Recorded data –

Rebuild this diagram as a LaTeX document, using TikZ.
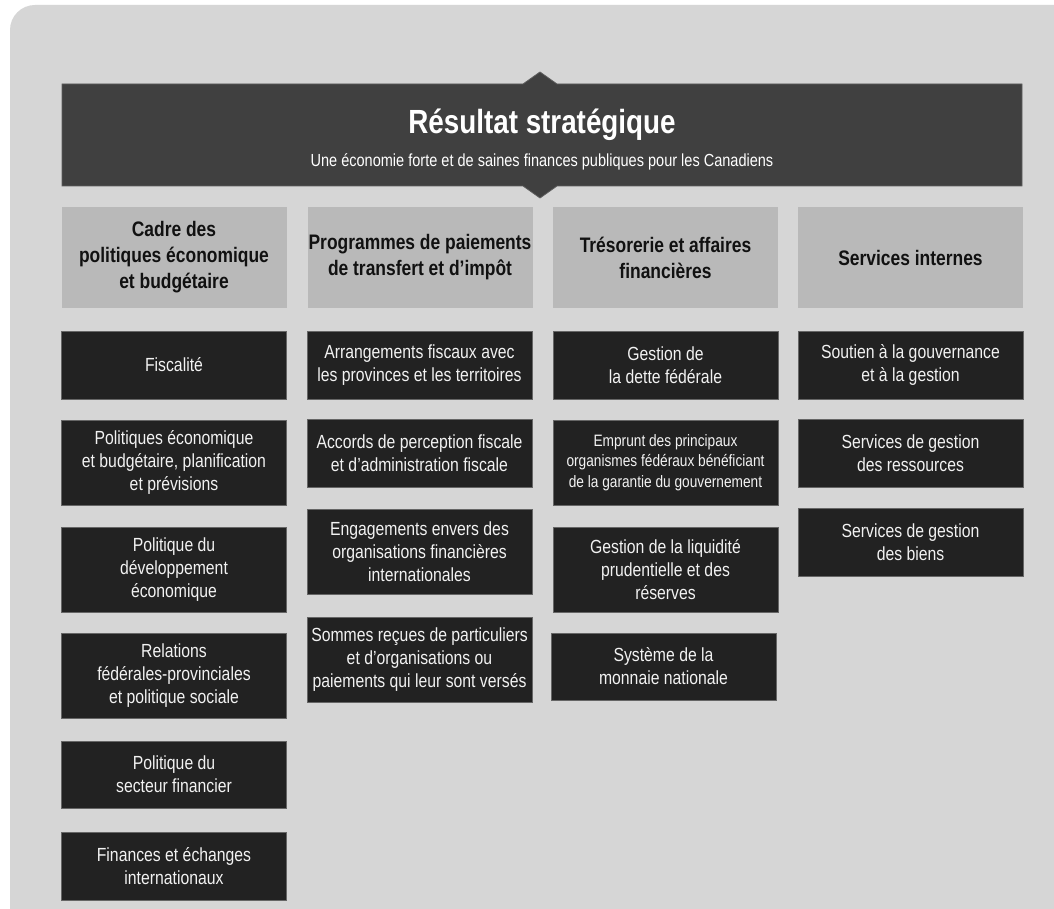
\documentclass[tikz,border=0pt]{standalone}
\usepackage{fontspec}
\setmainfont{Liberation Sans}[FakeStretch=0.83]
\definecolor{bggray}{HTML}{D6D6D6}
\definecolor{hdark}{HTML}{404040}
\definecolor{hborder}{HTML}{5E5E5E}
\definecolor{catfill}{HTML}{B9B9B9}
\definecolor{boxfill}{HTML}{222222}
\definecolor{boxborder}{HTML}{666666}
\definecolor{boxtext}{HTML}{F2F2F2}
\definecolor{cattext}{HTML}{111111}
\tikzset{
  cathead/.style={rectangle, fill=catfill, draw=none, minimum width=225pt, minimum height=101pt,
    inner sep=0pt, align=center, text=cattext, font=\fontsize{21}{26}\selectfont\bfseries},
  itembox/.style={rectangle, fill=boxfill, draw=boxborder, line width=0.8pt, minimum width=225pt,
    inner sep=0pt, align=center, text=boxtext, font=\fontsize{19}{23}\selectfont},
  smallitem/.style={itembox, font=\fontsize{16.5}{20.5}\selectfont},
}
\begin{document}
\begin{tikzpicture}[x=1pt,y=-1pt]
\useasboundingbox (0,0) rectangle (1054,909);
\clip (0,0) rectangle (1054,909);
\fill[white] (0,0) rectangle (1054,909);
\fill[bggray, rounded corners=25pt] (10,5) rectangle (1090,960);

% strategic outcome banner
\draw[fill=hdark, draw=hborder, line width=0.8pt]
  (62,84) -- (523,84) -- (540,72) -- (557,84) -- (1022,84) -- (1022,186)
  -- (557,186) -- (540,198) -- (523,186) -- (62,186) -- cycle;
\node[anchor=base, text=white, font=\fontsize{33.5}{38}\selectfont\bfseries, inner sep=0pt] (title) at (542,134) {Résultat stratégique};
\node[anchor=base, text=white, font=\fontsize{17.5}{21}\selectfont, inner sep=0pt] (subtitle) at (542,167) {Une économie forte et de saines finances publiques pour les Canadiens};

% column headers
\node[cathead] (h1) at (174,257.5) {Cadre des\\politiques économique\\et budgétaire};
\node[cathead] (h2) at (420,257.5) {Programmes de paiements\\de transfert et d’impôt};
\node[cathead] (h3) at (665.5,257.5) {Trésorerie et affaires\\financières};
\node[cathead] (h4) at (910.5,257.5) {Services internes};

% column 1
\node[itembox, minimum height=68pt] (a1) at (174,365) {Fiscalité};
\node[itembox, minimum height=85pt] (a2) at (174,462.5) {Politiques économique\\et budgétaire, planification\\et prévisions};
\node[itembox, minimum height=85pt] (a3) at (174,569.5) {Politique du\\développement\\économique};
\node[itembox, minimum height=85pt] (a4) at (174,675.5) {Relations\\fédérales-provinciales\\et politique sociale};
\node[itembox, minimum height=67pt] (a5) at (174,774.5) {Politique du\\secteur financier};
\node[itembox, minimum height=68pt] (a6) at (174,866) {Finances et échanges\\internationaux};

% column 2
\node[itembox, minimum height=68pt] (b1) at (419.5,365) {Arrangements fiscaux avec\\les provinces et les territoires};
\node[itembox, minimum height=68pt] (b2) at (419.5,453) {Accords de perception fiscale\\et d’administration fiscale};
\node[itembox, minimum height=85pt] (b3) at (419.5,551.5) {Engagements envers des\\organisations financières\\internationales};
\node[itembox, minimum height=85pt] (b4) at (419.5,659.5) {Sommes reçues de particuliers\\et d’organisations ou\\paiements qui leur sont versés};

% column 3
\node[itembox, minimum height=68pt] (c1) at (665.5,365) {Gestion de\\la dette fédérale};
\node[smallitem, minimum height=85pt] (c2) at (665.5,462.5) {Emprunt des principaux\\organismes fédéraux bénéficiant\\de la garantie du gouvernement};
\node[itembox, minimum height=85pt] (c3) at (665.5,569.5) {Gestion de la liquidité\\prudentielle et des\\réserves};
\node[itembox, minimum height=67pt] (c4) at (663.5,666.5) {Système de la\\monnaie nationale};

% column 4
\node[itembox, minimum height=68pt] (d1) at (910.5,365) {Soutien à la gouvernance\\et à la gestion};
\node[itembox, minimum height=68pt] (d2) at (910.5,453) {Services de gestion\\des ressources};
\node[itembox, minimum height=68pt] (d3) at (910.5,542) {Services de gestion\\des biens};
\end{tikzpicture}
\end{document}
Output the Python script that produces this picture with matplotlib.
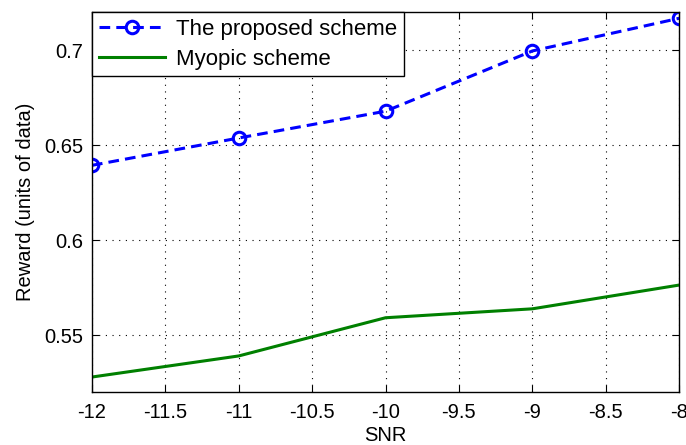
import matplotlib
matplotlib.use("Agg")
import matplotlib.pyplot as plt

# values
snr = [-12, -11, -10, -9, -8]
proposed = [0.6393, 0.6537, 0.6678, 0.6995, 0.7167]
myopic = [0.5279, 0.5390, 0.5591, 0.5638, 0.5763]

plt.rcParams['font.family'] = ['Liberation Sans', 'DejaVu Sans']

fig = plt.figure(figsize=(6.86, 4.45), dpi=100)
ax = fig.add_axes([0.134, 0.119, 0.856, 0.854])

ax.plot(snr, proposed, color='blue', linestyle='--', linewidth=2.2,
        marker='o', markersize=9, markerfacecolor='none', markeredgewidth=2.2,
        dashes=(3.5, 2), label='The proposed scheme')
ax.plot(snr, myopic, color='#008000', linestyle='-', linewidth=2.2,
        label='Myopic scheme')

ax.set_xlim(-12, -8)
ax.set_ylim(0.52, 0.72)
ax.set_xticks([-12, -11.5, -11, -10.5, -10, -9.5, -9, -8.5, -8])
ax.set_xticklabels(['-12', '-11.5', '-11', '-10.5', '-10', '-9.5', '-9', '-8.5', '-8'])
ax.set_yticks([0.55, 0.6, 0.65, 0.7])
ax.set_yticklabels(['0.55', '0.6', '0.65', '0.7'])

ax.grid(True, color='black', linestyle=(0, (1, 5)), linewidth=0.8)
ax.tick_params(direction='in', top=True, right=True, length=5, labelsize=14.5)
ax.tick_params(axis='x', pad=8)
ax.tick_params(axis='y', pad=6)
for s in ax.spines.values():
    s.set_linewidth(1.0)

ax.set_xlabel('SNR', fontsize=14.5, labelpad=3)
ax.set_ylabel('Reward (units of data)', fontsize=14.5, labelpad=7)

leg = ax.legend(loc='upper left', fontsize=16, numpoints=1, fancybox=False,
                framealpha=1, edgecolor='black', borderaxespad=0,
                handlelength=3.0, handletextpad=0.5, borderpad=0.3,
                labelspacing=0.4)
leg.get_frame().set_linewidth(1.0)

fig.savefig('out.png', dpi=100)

---

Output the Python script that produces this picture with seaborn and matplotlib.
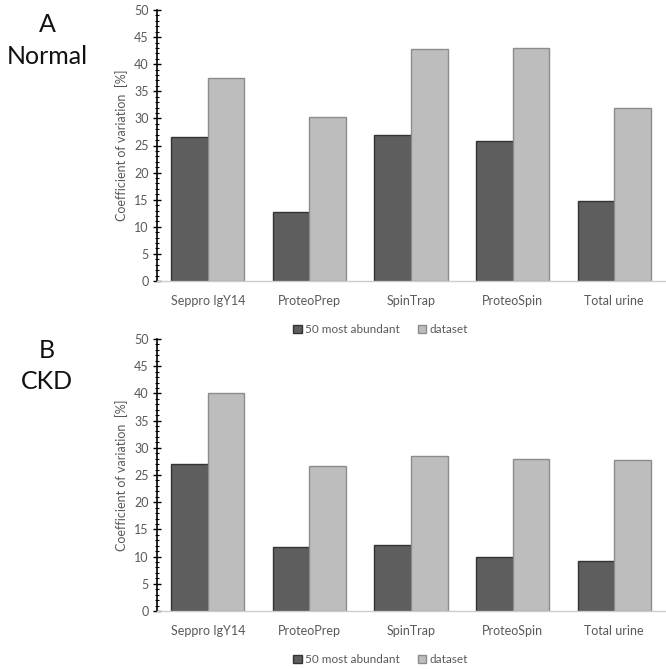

Set task – Above are some entries. Restate word for word the lines from the one holding "Rebuild this diagram" through the one holding "inner sep=0pt] (subtitle)", but not the pictures.

Task output –
Rebuild this diagram as a LaTeX document, using TikZ.
\documentclass[tikz,border=0pt]{standalone}
\usepackage{fontspec}
\setmainfont{Liberation Sans}[FakeStretch=0.83]
\definecolor{bggray}{HTML}{D6D6D6}
\definecolor{hdark}{HTML}{404040}
\definecolor{hborder}{HTML}{5E5E5E}
\definecolor{catfill}{HTML}{B9B9B9}
\definecolor{boxfill}{HTML}{222222}
\definecolor{boxborder}{HTML}{666666}
\definecolor{boxtext}{HTML}{F2F2F2}
\definecolor{cattext}{HTML}{111111}
\tikzset{
  cathead/.style={rectangle, fill=catfill, draw=none, minimum width=225pt, minimum height=101pt,
    inner sep=0pt, align=center, text=cattext, font=\fontsize{21}{26}\selectfont\bfseries},
  itembox/.style={rectangle, fill=boxfill, draw=boxborder, line width=0.8pt, minimum width=225pt,
    inner sep=0pt, align=center, text=boxtext, font=\fontsize{19}{23}\selectfont},
  smallitem/.style={itembox, font=\fontsize{16.5}{20.5}\selectfont},
}
\begin{document}
\begin{tikzpicture}[x=1pt,y=-1pt]
\useasboundingbox (0,0) rectangle (1054,909);
\clip (0,0) rectangle (1054,909);
\fill[white] (0,0) rectangle (1054,909);
\fill[bggray, rounded corners=25pt] (10,5) rectangle (1090,960);

% strategic outcome banner
\draw[fill=hdark, draw=hborder, line width=0.8pt]
  (62,84) -- (523,84) -- (540,72) -- (557,84) -- (1022,84) -- (1022,186)
  -- (557,186) -- (540,198) -- (523,186) -- (62,186) -- cycle;
\node[anchor=base, text=white, font=\fontsize{33.5}{38}\selectfont\bfseries, inner sep=0pt] (title) at (542,134) {Résultat stratégique};
\node[anchor=base, text=white, font=\fontsize{17.5}{21}\selectfont, inner sep=0pt] (subtitle) at (542,167) {Une économie forte et de saines finances publiques pour les Canadiens};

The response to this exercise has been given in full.